::: Dataset section :::

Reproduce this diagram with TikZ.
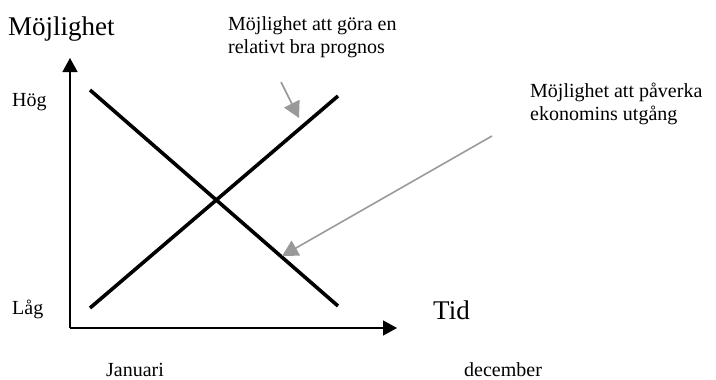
\documentclass[tikz,border=0pt]{standalone}
\usepackage{fontspec}
\setmainfont{Liberation Serif}
\usetikzlibrary{arrows.meta}
\begin{document}
\begin{tikzpicture}[x=1pt,y=-1pt,
  axis/.style={line width=1.6pt,-{Triangle[length=14pt,width=15pt]}},
  curve/.style={line width=3.6pt},
  pointer/.style={draw=gray!80,line width=1.6pt,-{Triangle[length=16pt,width=17pt]}},
  lbl/.style={anchor=base west,inner sep=0pt,font=\fontsize{20}{23}\selectfont,align=left},
  big/.style={anchor=base west,inner sep=0pt,font=\fontsize{27}{30}\selectfont}]
\useasboundingbox (0,0) rectangle (716,380);
\coordinate (o) at (70,328);
\coordinate (ytip) at (70,58);
\coordinate (xtip) at (397,328);
\draw[axis] (o) -- (ytip);
\draw[axis] (o) -- (xtip);
\coordinate (r1) at (90,308);
\coordinate (r2) at (338,96);
\coordinate (f1) at (90,90);
\coordinate (f2) at (338,306);
\draw[curve] (r1) -- (r2);
\draw[curve] (f1) -- (f2);
\node[big] (ylab) at (8,35) {Möjlighet};
\node[big] (xlab) at (433,319) {Tid};
\node[lbl] (hog) at (12,106) {Hög};
\node[lbl] (lag) at (12,314) {Låg};
\node[lbl] (jan) at (106,376) {Januari};
\node[lbl] (dec) at (464,376) {december};
\node[lbl] (prog) at (228,53) {Möjlighet att göra en\\relativt bra prognos};
\node[lbl] (pav) at (530,120) {Möjlighet att påverka\\ekonomins utgång};
\coordinate (p1s) at (281,82);
\coordinate (p1e) at (299,118);
\coordinate (p2s) at (492,136);
\coordinate (p2e) at (282,256);
\draw[pointer] (p1s) -- (p1e);
\draw[pointer] (p2s) -- (p2e);
\end{tikzpicture}
\end{document}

:::

**Task brief:** Your task is to repeat the material above exactly, without its pictures.

**Expected answer:**
Reproduce this diagram with TikZ.
\documentclass[tikz,border=0pt]{standalone}
\usepackage{fontspec}
\setmainfont{Liberation Serif}
\usetikzlibrary{arrows.meta}
\begin{document}
\begin{tikzpicture}[x=1pt,y=-1pt,
  axis/.style={line width=1.6pt,-{Triangle[length=14pt,width=15pt]}},
  curve/.style={line width=3.6pt},
  pointer/.style={draw=gray!80,line width=1.6pt,-{Triangle[length=16pt,width=17pt]}},
  lbl/.style={anchor=base west,inner sep=0pt,font=\fontsize{20}{23}\selectfont,align=left},
  big/.style={anchor=base west,inner sep=0pt,font=\fontsize{27}{30}\selectfont}]
\useasboundingbox (0,0) rectangle (716,380);
\coordinate (o) at (70,328);
\coordinate (ytip) at (70,58);
\coordinate (xtip) at (397,328);
\draw[axis] (o) -- (ytip);
\draw[axis] (o) -- (xtip);
\coordinate (r1) at (90,308);
\coordinate (r2) at (338,96);
\coordinate (f1) at (90,90);
\coordinate (f2) at (338,306);
\draw[curve] (r1) -- (r2);
\draw[curve] (f1) -- (f2);
\node[big] (ylab) at (8,35) {Möjlighet};
\node[big] (xlab) at (433,319) {Tid};
\node[lbl] (hog) at (12,106) {Hög};
\node[lbl] (lag) at (12,314) {Låg};
\node[lbl] (jan) at (106,376) {Januari};
\node[lbl] (dec) at (464,376) {december};
\node[lbl] (prog) at (228,53) {Möjlighet att göra en\\relativt bra prognos};
\node[lbl] (pav) at (530,120) {Möjlighet att påverka\\ekonomins utgång};
\coordinate (p1s) at (281,82);
\coordinate (p1e) at (299,118);
\coordinate (p2s) at (492,136);
\coordinate (p2e) at (282,256);
\draw[pointer] (p1s) -- (p1e);
\draw[pointer] (p2s) -- (p2e);
\end{tikzpicture}
\end{document}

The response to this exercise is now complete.